Hoje Jesus fala numa linguagem muito clara de como nós somos a nossa própria obra e como temos de ter uma transparência na nossa vida. Jesus quando diz: “Se a mão é para ti ocasião de pecado corta-a, se o olho é para ti ocasião de pecado arranca-o.” Não é para tomar do ponto de vista literal, não é para cortarmos a mão, cortarmos o pé e nos cegarmos. Mas é: corta aquilo que parece que é a tua mão, que tu consideras a tua mão, e no fundo te está a levar por um caminho de perda, de queda, de dispersão. Ser capaz de tomar decisões, é no fundo isso que Jesus está a dizer. Decisões humanas, decisões morais, decisões éticas que tornem a nossa vida alguma coisa onde nos reconhecemos, onde olhamos e percebemos que há uma coerência, que há um sentido.

É claro que isso é muitas vezes como cortar um pé. Por exemplo, em relação aos nossos vícios, apegamo-nos tanto a eles, seja um vício idiota qualquer que nós tenhamos, mas habituamo-nos tanto a ele como se fosse o nosso olho. É um terceiro olho, é um terceiro pé. E cortar aquele vício muitas vezes dói como se cortássemos a própria mão, mas é uma libertação. Podemos dar a volta ao mundo e voltar mas só há uma maneira de nos libertarmos: é aceitarmos morrer para nós próprios. Só há uma forma de liberdade, é alguma coisa política, mas antes de tudo é alguma coisa pessoal. Como é que eu vivo com liberdade a vida?

Não tenhamos dúvidas, não há liberdade sem desapego, não há liberdade sem morte para o próprio eu, não há liberdade sem relativização de si, não há liberdade sem deixar coisas para trás. Não há, não há. Se eu quero carregar tudo, eu fico amarrado àquilo.

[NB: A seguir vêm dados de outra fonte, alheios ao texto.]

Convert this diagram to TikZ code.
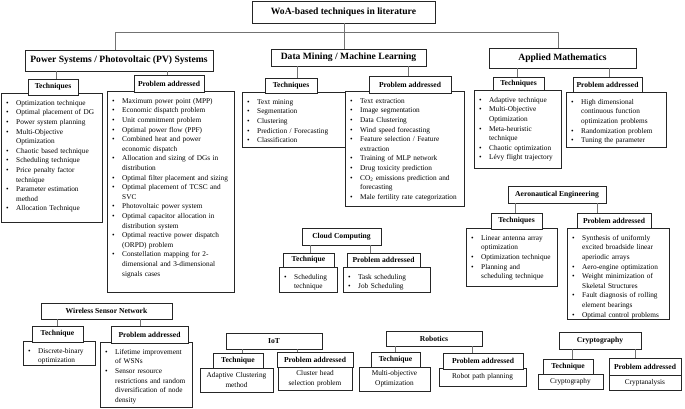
\documentclass[tikz,border=0pt]{standalone}
\usepackage{fontspec}
\setmainfont{Liberation Serif}
\usetikzlibrary{calc}
\newcommand\nohy{\hyphenpenalty=10000\relax\exhyphenpenalty=10000\relax}
\newcommand\itm{\par\noindent\hangindent=10pt\hangafter=1\makebox[10pt][l]{\textbullet}}
\newcommand\myhdr[7]{\node[#1, minimum width={(#5-#3)*1pt}, minimum height={(#6-#4)*1pt}, anchor=north west] (#2) at (#3,#4) {#7};}
\newcommand\mylist[6]{\node[lstbox, minimum width={(#4-#2)*1pt}, minimum height={(#5-#3)*1pt}, anchor=north west] (#1) at (#2,#3) {};
  \node[lsttext, text width={(#4-#2-10)*1pt}, anchor=north west] (#1txt) at (#2,#3+2.5) {\nohy#6\par};}
\newcommand\mycent[6]{\node[lstbox, minimum width={(#4-#2)*1pt}, minimum height={(#5-#3)*1pt}, anchor=north west] (#1) at (#2,#3) {};
  \node[lsttext, text width={(#4-#2-6)*1pt}, align=center, inner xsep=3pt] (#1txt) at (#1.center) {\nohy#6\par};}
\tikzset{
  boxbase/.style={draw=black!85, line width=0.7pt, fill=white, inner sep=0pt, outer sep=0pt},
  cat/.style={boxbase, font=\bfseries\fontsize{9.6}{11}\selectfont},
  scat/.style={boxbase, font=\bfseries\fontsize{7.6}{9}\selectfont},
  hd/.style={boxbase, font=\bfseries\fontsize{7.6}{9}\selectfont},
  lstbox/.style={boxbase},
  lsttext/.style={inner xsep=5pt, inner ysep=0pt, align=left, font=\fontsize{7.3}{9.6}\selectfont},
  conn/.style={draw=black!55, line width=0.9pt},
}
\begin{document}
\begin{tikzpicture}[x=1pt,y=-1pt]
\useasboundingbox (0,0) rectangle (685,409);
% ---------- lists ----------
\mylist{pvtl}{1}{93}{102}{222}{\itm Optimization technique\itm Optimal placement of DG\itm Power system planning\itm Multi-Objective Optimization\itm Chaotic based technique\itm Scheduling technique\itm Price penalty factor technique\itm Parameter estimation method\itm Allocation Technique}
\mylist{pvpl}{107}{91}{234}{292}{\itm Maximum power point (MPP)\itm Economic dispatch problem\itm Unit commitment problem\itm Optimal power flow (PPF)\itm Combined heat and power economic dispatch\itm Allocation and sizing of DGs in distribution\itm Optimal filter placement and sizing\itm Optimal placement of TCSC and SVC\itm Photovoltaic power system\itm Optimal capacitor allocation in distribution system\itm Optimal reactive power dispatch (ORPD) problem\itm Constellation mapping for 2-\linebreak dimensional and 3-dimensional signals cases}
\mylist{dmtl}{242}{92}{346}{147}{\itm Text mining\itm Segmentation\itm Clustering\itm Prediction / Forecasting\itm Classification}
\mylist{dmpl}{345}{91}{464}{206}{\itm Text extraction\itm Image segmentation\itm Data Clustering\itm Wind speed forecasting\itm Feature selection / Feature extraction\itm Training of MLP network\itm Drug toxicity prediction\itm CO\textsubscript{2} emissions prediction and forecasting\itm Male fertility rate categorization}
\mylist{amtl}{474}{90}{561}{168}{\itm Adaptive technique\itm Multi-Objective Optimization\itm Meta-heuristic technique\itm Chaotic optimization\itm Lévy flight trajectory}
\mylist{ampl}{566}{92}{666}{147}{\itm High dimensional continuous function optimization problems\itm Randomization problem\itm Tuning the parameter}
\mylist{aerotl}{466}{228}{557}{286}{\itm Linear antenna array optimization\itm Optimization technique\itm Planning and scheduling technique}
\mylist{aeropl}{567}{228}{669}{319}{\itm Synthesis of uniformly excited broadside linear aperiodic arrays\itm Aero-engine optimization\itm Weight minimization of Skeletal Structures\itm Fault diagnosis of rolling element bearings\itm Optimal control problems}
\mylist{cctl}{279}{267}{337}{292}{\itm Scheduling technique}
\mylist{ccpl}{343}{267}{430}{292}{\itm Task scheduling\itm Job Scheduling}
\mylist{wsntl}{23}{341}{95}{365}{\itm Discrete-binary optimization}
\mylist{wsnpl}{100}{342}{192}{407}{\itm Lifetime improvement of WSNs\itm Sensor resource restrictions and random diversification of node density}
\mycent{iottl}{200}{368}{273}{392}{Adaptive Clustering\\method}
\mycent{iotpl}{278}{367}{352}{390}{Cluster head selection problem}
\mycent{robtl}{359}{367}{430}{391}{Multi-objective Optimization}
\mycent{robpl}{439}{368}{526}{386}{Robot path planning}
\mycent{crytl}{538}{374}{603}{389}{Cryptography}
\mycent{crypl}{609}{375}{681}{390}{Cryptanalysis}
% ---------- category boxes ----------
\myhdr{cat}{title}{252}{1}{435}{23}{WoA-based techniques in literature}
\myhdr{cat}{pv}{25}{50}{213}{71}{Power Systems / Photovoltaic (PV) Systems}
\myhdr{cat}{dm}{271}{49}{426}{66}{Data Mining / Machine Learning}
\myhdr{cat}{am}{489}{48}{636}{68}{Applied Mathematics}
\myhdr{scat}{aero}{508}{186}{606}{203}{Aeronautical Engineering}
\myhdr{scat}{cc}{302}{228}{381}{245}{Cloud Computing}
\myhdr{scat}{wsn}{41}{303}{172}{319}{Wireless Sensor Network}
\myhdr{scat}{iot}{226}{333}{322}{349}{IoT}
\myhdr{scat}{rob}{386}{331}{482}{346}{Robotics}
\myhdr{scat}{cry}{559}{332}{641}{349}{Cryptography}
% ---------- headers ----------
\myhdr{hd}{pvt}{28}{79}{78}{95}{Techniques}
\myhdr{hd}{pvp}{134}{75}{204}{92}{Problem addressed}
\myhdr{hd}{dmt}{265}{78}{317}{93}{Techniques}
\myhdr{hd}{dmp}{369}{76}{451}{93}{Problem addressed}
\myhdr{hd}{amt}{493}{77}{544}{90}{Techniques}
\myhdr{hd}{amp}{573}{77}{642}{92}{Problem addressed}
\myhdr{hd}{aerot}{491}{213}{542}{229}{Techniques}
\myhdr{hd}{aerop}{577}{213}{651}{228}{Problem addressed}
\myhdr{hd}{cct}{283}{253}{334}{267}{Technique}
\myhdr{hd}{ccp}{347}{253}{420}{267}{Problem addressed}
\myhdr{hd}{wsnt}{32}{326}{83}{342}{Technique}
\myhdr{hd}{wsnp}{111}{326}{188}{343}{Problem addressed}
\myhdr{hd}{iott}{213}{353}{263}{368}{Technique}
\myhdr{hd}{iotp}{277}{352}{353}{367}{Problem addressed}
\myhdr{hd}{robt}{371}{352}{420}{367}{Technique}
\myhdr{hd}{robp}{443}{353}{523}{369}{Problem addressed}
\myhdr{hd}{cryt}{543}{359}{593}{374}{Technique}
\myhdr{hd}{cryp}{609}{358}{681}{375}{Problem addressed}
% ---------- connectors ----------
\coordinate (bus) at (344,32);
\draw[conn] (344,0 |- title.south) -- (344,0 |- dm.north);
\draw[conn] (115,0 |- pv.north) -- (115,0 |- bus) -- (558,0 |- bus) -- (558,0 |- am.north);
\draw[conn] (56,0 |- pv.south) -- (56,0 |- pvt.north);
\draw[conn] (167,0 |- pv.south) -- (167,0 |- pvp.north);
\draw[conn] (297,0 |- dm.south) -- (297,0 |- dmt.north);
\draw[conn] (408,0 |- dm.south) -- (408,0 |- dmp.north);
\draw[conn] (517,0 |- am.south) -- (517,0 |- amt.north);
\draw[conn] (609,0 |- am.south) -- (609,0 |- amp.north);
\draw[conn] (515,0 |- aero.south) -- (515,0 |- aerot.north);
\draw[conn] (597,0 |- aero.south) -- (597,0 |- aerop.north);
\draw[conn] (310,0 |- cc.south) -- (310,0 |- cct.north);
\draw[conn] (370,0 |- cc.south) -- (370,0 |- ccp.north);
\draw[conn] (57,0 |- wsn.south) -- (57,0 |- wsnt.north);
\draw[conn] (140,0 |- wsn.south) -- (140,0 |- wsnp.north);
\draw[conn] (242,0 |- iot.south) -- (242,0 |- iott.north);
\draw[conn] (297,0 |- iot.south) -- (297,0 |- iotp.north);
\draw[conn] (395,0 |- rob.south) -- (395,0 |- robt.north);
\draw[conn] (472,0 |- rob.south) -- (472,0 |- robp.north);
\draw[conn] (572,0 |- cry.south) -- (572,0 |- cryt.north);
\draw[conn] (635,0 |- cry.south) -- (635,0 |- cryp.north);
\end{tikzpicture}
\end{document}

No fundo isso que Jesus nos diz: “Sê profeta na tua própria vida, sacode a poeira, não fiques preso a coisas idiotas, coisas que não ajudam ninguém a crescer. Se calhar tu já percebeste isso mas é uma bengala que te dá jeito, mas se calhar a vida começa quando tu deixares isso.” É profetas assim, no concreto da vida, no concreto da história, que nós somos chamados a ser.
“Quem me dera que todos no meu povo fossem profetas.” Esse grito de Moisés é um grito para nós, para cada um de nós. Porque o Espírito é-nos dado abundantemente, abundantemente: e nós, o que vamos fazer?